By Terry Savage on January 02, 2022 | Housing / Real Estate

Parents have a RM however when taken out they failed to put in heirs in case of their demise only one is still alive at this point and after talking with RM to have any recourse the amount to be refinanced is extreme to say the least with interest rates steadily rising…is there anything that can be done to mitigate these circumstances before or after the a situation of death occurs?? Please advise could be done short of having to just leaving the family building???

Terry Says

When your parents took out their reverse mortgage they (and perhaps you as heirs) should have been counseled that after all fees and high interest rates, there would likely be very little left over at their death.
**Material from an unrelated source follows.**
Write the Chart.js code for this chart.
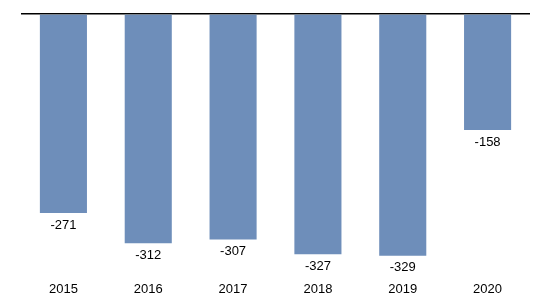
<!DOCTYPE html>
<html>
<head>
<meta charset="utf-8">
<script src="https://cdn.jsdelivr.net/npm/chart.js@4/dist/chart.umd.min.js"></script>
<style>
  html, body { margin: 0; padding: 0; background: #fff; }
  #wrap { width: 540px; height: 307px; }
</style>
</head>
<body>
<div id="wrap"><canvas id="chart"></canvas></div>
<script>
const years = ['2015', '2016', '2017', '2018', '2019', '2020'];
const values = [-271, -312, -307, -327, -329, -158];

// draws the value below each bar end
const valueLabels = {
    id: 'valueLabels',
    afterDatasetsDraw(chart) {
        const ctx = chart.ctx;
        const meta = chart.getDatasetMeta(0);
        ctx.save();
        ctx.font = '13px "Liberation Sans", Arial, sans-serif';
        ctx.fillStyle = '#000';
        ctx.textAlign = 'center';
        ctx.textBaseline = 'middle';
        meta.data.forEach((bar, i) => {
            ctx.fillText(values[i], bar.x, bar.y + 12);
        });
        ctx.restore();
    }
};

new Chart(document.getElementById('chart'), {
    type: 'bar',
    data: {
        labels: years,
        datasets: [{
            data: values,
            backgroundColor: '#6E8EBA',
            borderWidth: 0,
            categoryPercentage: 1,
            barPercentage: 0.555,
        }],
    },
    options: {
        responsive: true,
        maintainAspectRatio: false,
        animation: false,
        layout: { padding: { left: 21, right: 10, top: 14, bottom: 10 } },
        plugins: { legend: { display: false }, tooltip: { enabled: false } },
        scales: {
            x: {
                grid: { display: false, drawTicks: false },
                border: { display: false },
                ticks: {
                    padding: 0,
                    color: '#000',
                    font: { family: '"Liberation Sans", Arial, sans-serif', size: 13 },
                },
            },
            y: {
                min: -364,
                max: 0,
                grid: {
                    drawTicks: false,
                    color: ctx => ctx.tick.value === 0 ? '#000' : 'rgba(0,0,0,0)',
                    lineWidth: 1.5,
                },
                border: { display: false },
                ticks: { display: false, stepSize: 364 },
            },
        },
    },
    plugins: [valueLabels],
});
</script>
</body>
</html>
But the money would not have to be repaid until they moved out –or died. As a plus, if they elected to receive a monthly payment, they could never “run out” of equity in their home.

I did that for my Dad — and he lived to be 95, and got a lot more money out of his RM than the lender ever expected! (In fact, they used to send an inspector around to ask the neighbors “if Jerry still lived there”! He did — until a week before his passing!)

Sorry about the fact that you — as heirs — won’t have much, if anything, left over after your parents pass on. But at least they can live in their home until their death — assuming that’s still works for them. Once you move them out, you can either pay off the balance and any extra cash should be used for their care in a nursing facility. Or wait until they die, and see if there is any equity left. In that case, remaining equity after sale would be distributed to heirs according to their will. (There are no “heirs” to a home with a reverse mortgage, since the lender has the first lien.)

What do you get out of this? The very good feeling that they get to stay in their home as long as they can!!